No matter what you do you will not be able to eliminate all the pathological input cases, because you have to identify them first and that is a career decision all by itself. For example I found that a few dozen repeated [ is enough to take a coffee break before the parser is done parsing. On the other hand commonmark-java and my project flexmark-java which started as a fork of commonmark-java, which use the CommonMark blocks first inlines second parsing method for markdown, use a 100,000 x [ as a pathological performance test, that completes in under 100ms.

You can mitigate some parsing issues by adding constructs and optimizations on top of PEG but the inherent shortcomings of using any regular grammar for Markdown, not just PEG, cannot be resolved in such fashion. Markdown is not a regular language.

A tool has to be applied to tasks it is suited for. PEG is not a suitable tool for markdown parsing and pegdown has pushed the envelope what could be done with PEG for markdown parsing.

Pegdown was intimately integrated into my plugin project and when I had to make the hard decision to switch parsers I spent some time looking for alternatives. I chose commonmark-java for its amazing speed, ease of maintenance, ease of tweaking and debugging of the parsing rules. Its rules are just java code, easily debugged unlike PEG.

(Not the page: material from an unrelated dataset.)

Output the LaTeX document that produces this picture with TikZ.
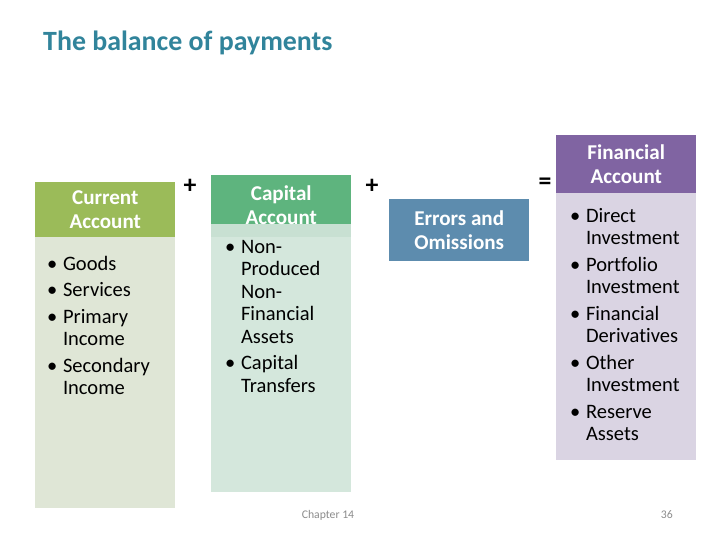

commonmark-java was not at all suited to replace pegdown but I made the decision based on its architecture and implementation. I already had enough experience fixing and adding to pegdown to know what to avoid in the next parser. In the end it was well worth it. Average file parsing performance is 30x faster than pegdown. No pathological cases, no timeouts, easy to tweak parsing rules per element since they have minimal interdependencies, unlike one big PEG grammar.